What you have to do: Read through the records below and copy each line that uses the word "this".

Provided entries:
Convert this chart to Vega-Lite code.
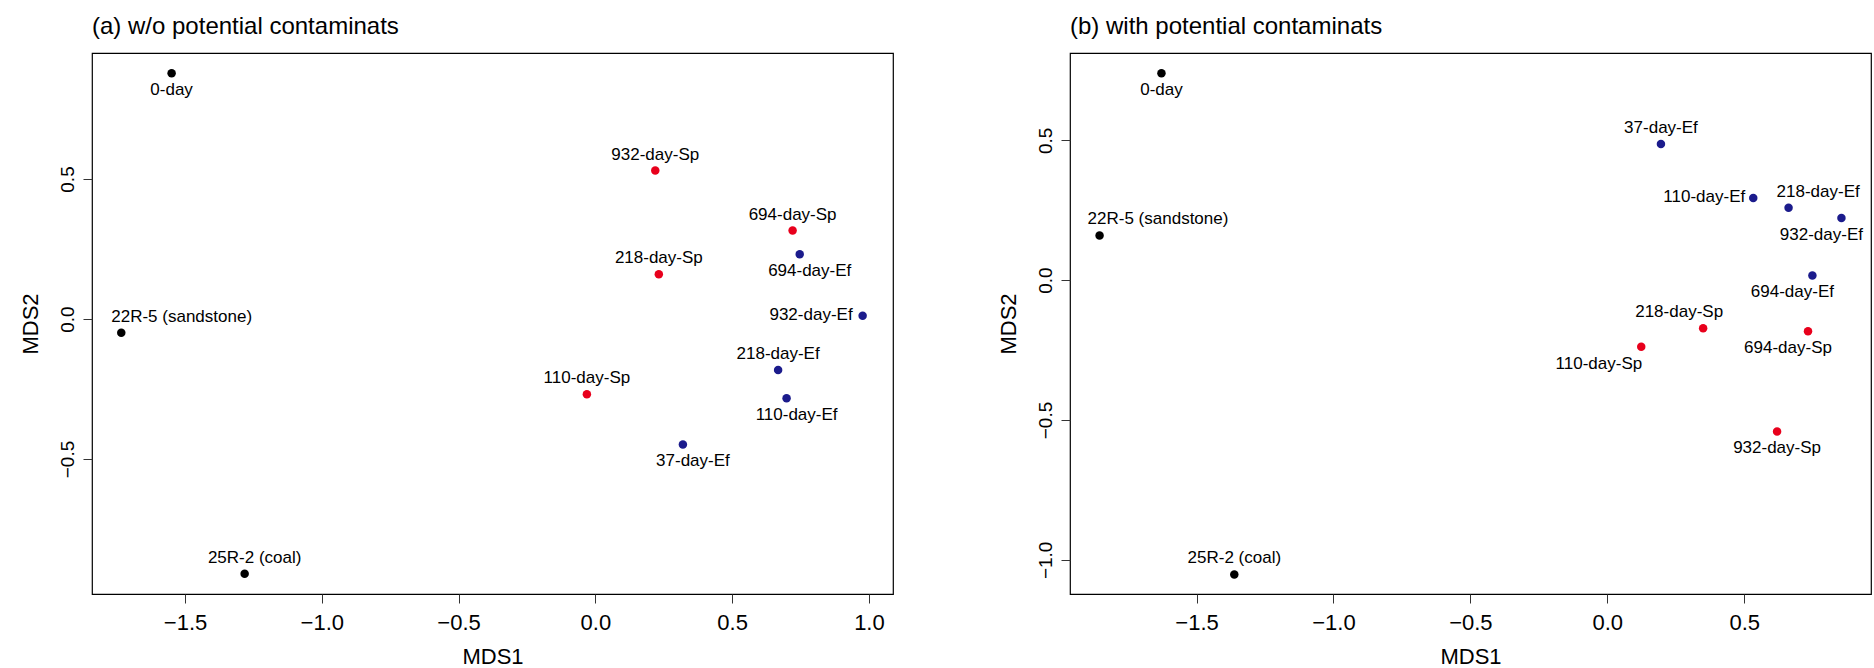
{
  "$schema": "https://vega.github.io/schema/vega-lite/v6.json",
  "padding": {"left": 18, "top": 14, "right": 0, "bottom": 0},
  "autosize": {"type": "pad"},
  "spacing": 102,
  "background": "white",
  "datasets": {
    "pts": [
      {"panel": "a", "label": "0-day", "mds1": -1.549, "mds2": 0.878, "grp": "ref", "pos": "below"},
      {"panel": "a", "label": "932-day-Sp", "mds1": 0.219, "mds2": 0.530, "grp": "Sp", "pos": "above"},
      {"panel": "a", "label": "694-day-Sp", "mds1": 0.721, "mds2": 0.316, "grp": "Sp", "pos": "above"},
      {"panel": "a", "label": "694-day-Ef", "mds1": 0.747, "mds2": 0.231, "grp": "Ef", "pos": "below-r"},
      {"panel": "a", "label": "218-day-Sp", "mds1": 0.232, "mds2": 0.160, "grp": "Sp", "pos": "above"},
      {"panel": "a", "label": "932-day-Ef", "mds1": 0.977, "mds2": 0.012, "grp": "Ef", "pos": "left"},
      {"panel": "a", "label": "22R-5 (sandstone)", "mds1": -1.733, "mds2": -0.049, "grp": "ref", "pos": "above-start"},
      {"panel": "a", "label": "218-day-Ef", "mds1": 0.668, "mds2": -0.182, "grp": "Ef", "pos": "above"},
      {"panel": "a", "label": "110-day-Sp", "mds1": -0.031, "mds2": -0.269, "grp": "Sp", "pos": "above"},
      {"panel": "a", "label": "110-day-Ef", "mds1": 0.699, "mds2": -0.283, "grp": "Ef", "pos": "below-r"},
      {"panel": "a", "label": "37-day-Ef", "mds1": 0.320, "mds2": -0.448, "grp": "Ef", "pos": "below-r"},
      {"panel": "a", "label": "25R-2 (coal)", "mds1": -1.282, "mds2": -0.910, "grp": "ref", "pos": "above-r"},
      {"panel": "b", "label": "0-day", "mds1": -1.628, "mds2": 0.740, "grp": "ref", "pos": "below"},
      {"panel": "b", "label": "37-day-Ef", "mds1": 0.196, "mds2": 0.487, "grp": "Ef", "pos": "above"},
      {"panel": "b", "label": "110-day-Ef", "mds1": 0.533, "mds2": 0.294, "grp": "Ef", "pos": "left"},
      {"panel": "b", "label": "218-day-Ef", "mds1": 0.662, "mds2": 0.259, "grp": "Ef", "pos": "above-start"},
      {"panel": "b", "label": "932-day-Ef", "mds1": 0.855, "mds2": 0.222, "grp": "Ef", "pos": "below-shift"},
      {"panel": "b", "label": "22R-5 (sandstone)", "mds1": -1.854, "mds2": 0.160, "grp": "ref", "pos": "above-start"},
      {"panel": "b", "label": "694-day-Ef", "mds1": 0.749, "mds2": 0.017, "grp": "Ef", "pos": "below-shift"},
      {"panel": "b", "label": "218-day-Sp", "mds1": 0.350, "mds2": -0.172, "grp": "Sp", "pos": "above-shift"},
      {"panel": "b", "label": "694-day-Sp", "mds1": 0.733, "mds2": -0.183, "grp": "Sp", "pos": "below-shift"},
      {"panel": "b", "label": "110-day-Sp", "mds1": 0.124, "mds2": -0.238, "grp": "Sp", "pos": "below-end"},
      {"panel": "b", "label": "932-day-Sp", "mds1": 0.620, "mds2": -0.541, "grp": "Sp", "pos": "below"},
      {"panel": "b", "label": "25R-2 (coal)", "mds1": -1.362, "mds2": -1.052, "grp": "ref", "pos": "above"}
    ]
  },
  "config": {
    "view": {"stroke": "black", "strokeWidth": 1.2},
    "axis": {
      "domain": false, "grid": false, "tickColor": "#333333", "tickSize": 9, "tickWidth": 1,
      "labelColor": "black", "titleColor": "black", "labelFont": "Liberation Sans", "titleFont": "Liberation Sans",
      "titleFontWeight": "normal", "labelOverlap": false, "labelFlush": false
    },
    "axisX": {"labelFontSize": 22, "labelPadding": 9, "titleFontSize": 22, "titlePadding": 13},
    "axisY": {"labelFontSize": 19, "labelAngle": -90, "labelAlign": "center", "labelBaseline": "bottom", "labelPadding": 6, "titleFontSize": 22, "titlePadding": 16},
    "title": {"anchor": "start", "frame": "group", "fontSize": 24, "fontWeight": "normal", "font": "Liberation Sans", "color": "black", "offset": 14, "baseline": "bottom"},
    "text": {"font": "Liberation Sans", "fontSize": 17, "fill": "black"},
    "circle": {"size": 72, "opacity": 1}
  },
  "resolve": {"scale": {"x": "independent", "y": "independent"}},
  "hconcat": [
    {
      "title": "(a) w/o potential contaminats",
      "width": 801, "height": 541,
      "data": {"name": "pts"},
      "transform": [{"filter": "datum.panel === 'a'"}],
      "encoding": {
        "x": {"field": "mds1", "type": "quantitative", "title": "MDS1",
              "scale": {"domain": [-1.84, 1.088], "nice": false, "zero": false},
              "axis": {"values": [-1.5, -1, -0.5, 0, 0.5, 1], "format": ".1f"}},
        "y": {"field": "mds2", "type": "quantitative", "title": "MDS2",
              "scale": {"domain": [-0.982, 0.95], "nice": false, "zero": false},
              "axis": {"values": [-0.5, 0, 0.5], "format": ".1f"}}
      },
      "layer": [
        {"mark": {"type": "circle"},
         "encoding": {"color": {"field": "grp", "type": "nominal", "legend": null,
                      "scale": {"domain": ["ref", "Sp", "Ef"], "range": ["#000000", "#e8001c", "#1b1b8c"]}}}},
        {"transform": [{"filter": "datum.pos === 'above'"}], "mark": {"type": "text", "align": "center", "baseline": "alphabetic", "dy": -11}, "encoding": {"text": {"field": "label"}}},
        {"transform": [{"filter": "datum.pos === 'below'"}], "mark": {"type": "text", "align": "center", "baseline": "alphabetic", "dy": 22}, "encoding": {"text": {"field": "label"}}},
        {"transform": [{"filter": "datum.pos === 'below-r'"}], "mark": {"type": "text", "align": "center", "baseline": "alphabetic", "dx": 10, "dy": 22}, "encoding": {"text": {"field": "label"}}},
        {"transform": [{"filter": "datum.pos === 'above-r'"}], "mark": {"type": "text", "align": "center", "baseline": "alphabetic", "dx": 10, "dy": -11}, "encoding": {"text": {"field": "label"}}},
        {"transform": [{"filter": "datum.pos === 'left'"}], "mark": {"type": "text", "align": "right", "baseline": "alphabetic", "dx": -10, "dy": 4}, "encoding": {"text": {"field": "label"}}},
        {"transform": [{"filter": "datum.pos === 'above-start'"}], "mark": {"type": "text", "align": "left", "baseline": "alphabetic", "dx": -10, "dy": -11}, "encoding": {"text": {"field": "label"}}}
      ]
    },
    {
      "title": "(b) with potential contaminats",
      "width": 801, "height": 541,
      "data": {"name": "pts"},
      "transform": [{"filter": "datum.panel === 'b'"}],
      "encoding": {
        "x": {"field": "mds1", "type": "quantitative", "title": "MDS1",
              "scale": {"domain": [-1.962, 0.963], "nice": false, "zero": false},
              "axis": {"values": [-1.5, -1, -0.5, 0, 0.5], "format": ".1f"}},
        "y": {"field": "mds2", "type": "quantitative", "title": "MDS2",
              "scale": {"domain": [-1.122, 0.812], "nice": false, "zero": false},
              "axis": {"values": [-1, -0.5, 0, 0.5], "format": ".1f"}}
      },
      "layer": [
        {"mark": {"type": "circle"},
         "encoding": {"color": {"field": "grp", "type": "nominal", "legend": null,
                      "scale": {"domain": ["ref", "Sp", "Ef"], "range": ["#000000", "#e8001c", "#1b1b8c"]}}}},
        {"transform": [{"filter": "datum.pos === 'above'"}], "mark": {"type": "text", "align": "center", "baseline": "alphabetic", "dy": -11}, "encoding": {"text": {"field": "label"}}},
        {"transform": [{"filter": "datum.pos === 'below'"}], "mark": {"type": "text", "align": "center", "baseline": "alphabetic", "dy": 22}, "encoding": {"text": {"field": "label"}}},
        {"transform": [{"filter": "datum.pos === 'below-shift'"}], "mark": {"type": "text", "align": "center", "baseline": "alphabetic", "dx": -20, "dy": 22}, "encoding": {"text": {"field": "label"}}},
        {"transform": [{"filter": "datum.pos === 'above-shift'"}], "mark": {"type": "text", "align": "center", "baseline": "alphabetic", "dx": -24, "dy": -11}, "encoding": {"text": {"field": "label"}}},
        {"transform": [{"filter": "datum.pos === 'below-end'"}], "mark": {"type": "text", "align": "right", "baseline": "alphabetic", "dx": 1, "dy": 22}, "encoding": {"text": {"field": "label"}}},
        {"transform": [{"filter": "datum.pos === 'left'"}], "mark": {"type": "text", "align": "right", "baseline": "alphabetic", "dx": -8, "dy": 4}, "encoding": {"text": {"field": "label"}}},
        {"transform": [{"filter": "datum.pos === 'above-start'"}], "mark": {"type": "text", "align": "left", "baseline": "alphabetic", "dx": -12, "dy": -11}, "encoding": {"text": {"field": "label"}}}
      ]
    }
  ]
}
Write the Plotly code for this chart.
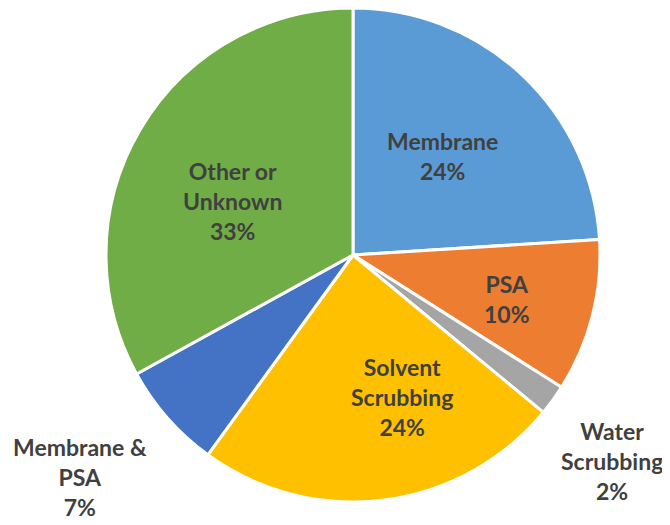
import plotly.graph_objects as go

categories = ["Membrane", "PSA", "Water Scrubbing", "Solvent Scrubbing", "Membrane & PSA", "Other or Unknown"]
label_lines = ["Membrane", "PSA", "Water<br>Scrubbing", "Solvent<br>Scrubbing", "Membrane &<br>PSA", "Other or<br>Unknown"]
values = [24, 10, 2, 24, 7, 33]
colors = ["#5B9BD5", "#ED7D31", "#A5A5A5", "#FFC000", "#4472C4", "#70AD47"]

# label block centres in page pixels (layout, not data)
label_pos = [(442, 156), (507, 299), (612, 461), (402, 397), (80, 477), (232, 201)]

OFF = 8  # default page body margin
W, H = 670 - OFF, 525 - OFF
cx, cy, r = 353 - OFF, 255 - OFF, 247

fig = go.Figure(go.Pie(
    labels=categories,
    values=values,
    textinfo="none",
    sort=False,
    direction="clockwise",
    rotation=0,
    marker=dict(colors=colors, line=dict(color="white", width=3)),
    showlegend=False,
    automargin=False,
    hovertemplate="%{label}: %{percent:.0%}<extra></extra>",
    domain=dict(x=[(cx - r) / W, (cx + r) / W], y=[max(0, (H - cy - r) / H), min(1, (H - cy + r) / H)]),
))

total = sum(values)
for name, v, (px, py) in zip(label_lines, values, label_pos):
    fig.add_annotation(
        x=(px - OFF) / W, y=1 - (py - OFF) / H,
        xref="paper", yref="paper",
        xanchor="center", yanchor="middle",
        text=f"{name}<br>{v / total * 100:.0f}%",
        showarrow=False,
        align="center",
        font=dict(family="Lato", size=23, color="#404040", weight="bold"),
    )

fig.update_layout(
    width=W, height=H,
    margin=dict(l=0, r=0, t=0, b=0),
    paper_bgcolor="white",
    plot_bgcolor="white",
)

fig.write_html("out.html")
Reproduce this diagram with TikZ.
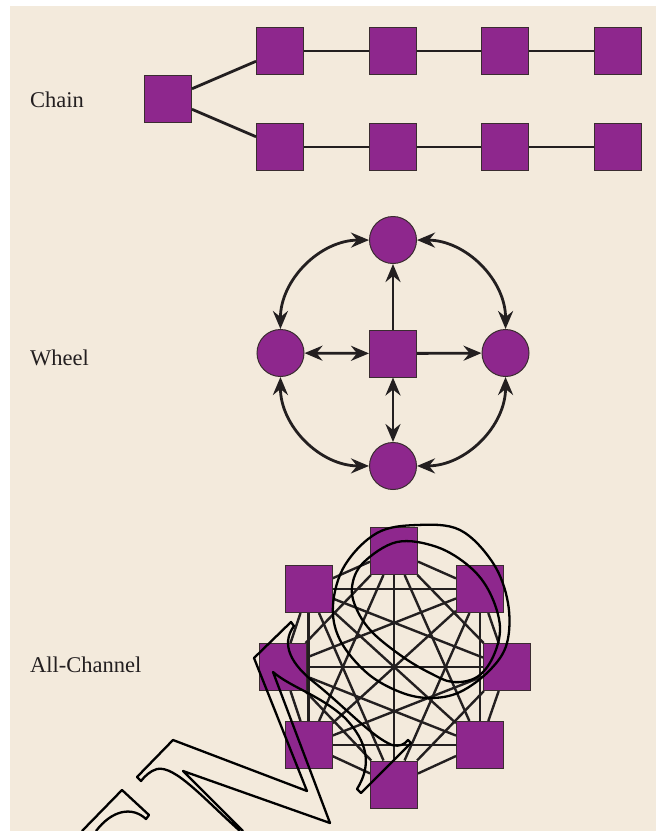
\documentclass[tikz,border=0pt]{standalone}
\usepackage{fontspec}
\setmainfont{Liberation Serif}
\usepackage{xcolor}
\usepackage{tikz}
\usetikzlibrary{arrows.meta}
\definecolor{netpurple}{HTML}{8E278D}
\definecolor{paper}{HTML}{F3EADC}
\definecolor{ink}{HTML}{231F20}
\definecolor{rim}{HTML}{3A2C30}
\pgfdeclarelayer{background}
\pgfsetlayers{background,main}

\begin{document}
\begin{tikzpicture}[x=1pt,y=-1pt,
sq/.style={draw=rim,line width=1pt,fill=netpurple,minimum size=47pt,inner sep=0pt},
rd/.style={sq,circle},
lbl/.style={anchor=base west,inner sep=0pt,text=ink,font=\fontsize{22.5}{26}\selectfont},
link/.style={draw=ink,line width=2.8pt},
mesh/.style={draw=ink,line width=2.4pt},
tip/.style={-{Stealth[length=18pt,width=15pt,inset=6pt]}},
dtip/.style={{Stealth[length=18pt,width=15pt,inset=6pt]}-{Stealth[length=18pt,width=15pt,inset=6pt]}},
scrib/.style={draw=black,line width=2.3pt,line join=round}]
\useasboundingbox (0,0) rectangle (656,831);
\begin{pgfonlayer}{background}
\fill[white] (0,0) rectangle (656,831);
\fill[paper] (10,6) rectangle (656,831);
\end{pgfonlayer}

% chain
\node[lbl] (lchain) at (30,107) {Chain};
\node[sq] (root) at (168,99) {};
\foreach \n/\x in {1/280,2/393,3/505,4/618}{
  \node[sq] (t\n) at (\x,51) {};
  \node[sq] (b\n) at (\x,147) {};
}
\draw[link] (root)--(t1); \draw[link] (root)--(b1);
\draw[link] (t1)--(t2); \draw[link] (t2)--(t3); \draw[link] (t3)--(t4);
\draw[link] (b1)--(b2); \draw[link] (b2)--(b3); \draw[link] (b3)--(b4);

% wheel
\node[lbl] (lwheel) at (30,365) {Wheel};
\node[sq] (hub) at (393,353.5) {};
\node[rd] (wt) at (393,240) {};
\node[rd] (wl) at (280.5,353) {};
\node[rd] (wr) at (505.5,353) {};
\node[rd] (wb) at (393,466) {};
\draw[link,tip] (hub)--(wt); \draw[link,tip] (hub)--(wr);
\draw[link,dtip] (hub)--(wl); \draw[link,dtip] (hub)--(wb);
\draw[link,dtip] (wt) to[bend right=45] (wl);
\draw[link,dtip] (wl) to[bend right=45] (wb);
\draw[link,dtip] (wb) to[bend right=45] (wr);
\draw[link,dtip] (wr) to[bend right=45] (wt);

% all-channel
\node[lbl] (lall) at (30,672) {All-Channel};
\foreach \n/\p in {1/{394,551},2/{480,589},3/{507,667},4/{480,745},5/{394,784.5},6/{308.5,745},7/{282.5,667},8/{308.5,589}}
  \node[sq] (a\n) at (\p) {};
\begin{pgfonlayer}{background}
\foreach \i in {1,...,7}{
  \pgfmathtruncatemacro\k{\i+1}
  \foreach \j in {\k,...,8} \draw[mesh] (a\i)--(a\j);
}
\end{pgfonlayer}

% scribble on top
\draw[scrib] (82,831)--(122,790)--(149,815)--(146,819) .. controls (132,806) and (112,810) .. (96,831);
\draw[scrib] (240,831) .. controls (205,800) and (175,765) .. (157,769) .. controls (150,771) and (145,776) .. (141,781)
  --(137,777)--(173,740)--(307,791)--(254,658)--(291,622)--(294,626)
  .. controls (280,645) and (292,665) .. (315,683) .. controls (345,707) and (372,737) .. (392,745)
  .. controls (400,747) and (405,744) .. (408,740)--(411,743)--(361,793)--(357,789)
  .. controls (372,765) and (368,742) .. (345,718) .. controls (320,695) and (292,688) .. (273,672)
  --(330,823)--(183,771)--(243,831);
\draw[scrib] plot[smooth cycle,tension=0.6] coordinates {(417,525) (460,530) (493,563) (508,603) (507,643) (490,670) (460,692) (430,698) (400,692) (367,673) (340,640) (333,605) (345,565) (377,533)};
\draw[scrib] plot[smooth cycle,tension=0.6] coordinates {(397,542) (437,547) (470,567) (490,593) (500,627) (493,657) (477,677) (453,682) (430,673) (403,657) (373,633) (357,610) (352,587) (363,563)};
\end{tikzpicture}
\end{document}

Task output:
Convert this chart to Vega-Lite code.
Write the Plotly code for this chart.
Reproduce this diagram with TikZ.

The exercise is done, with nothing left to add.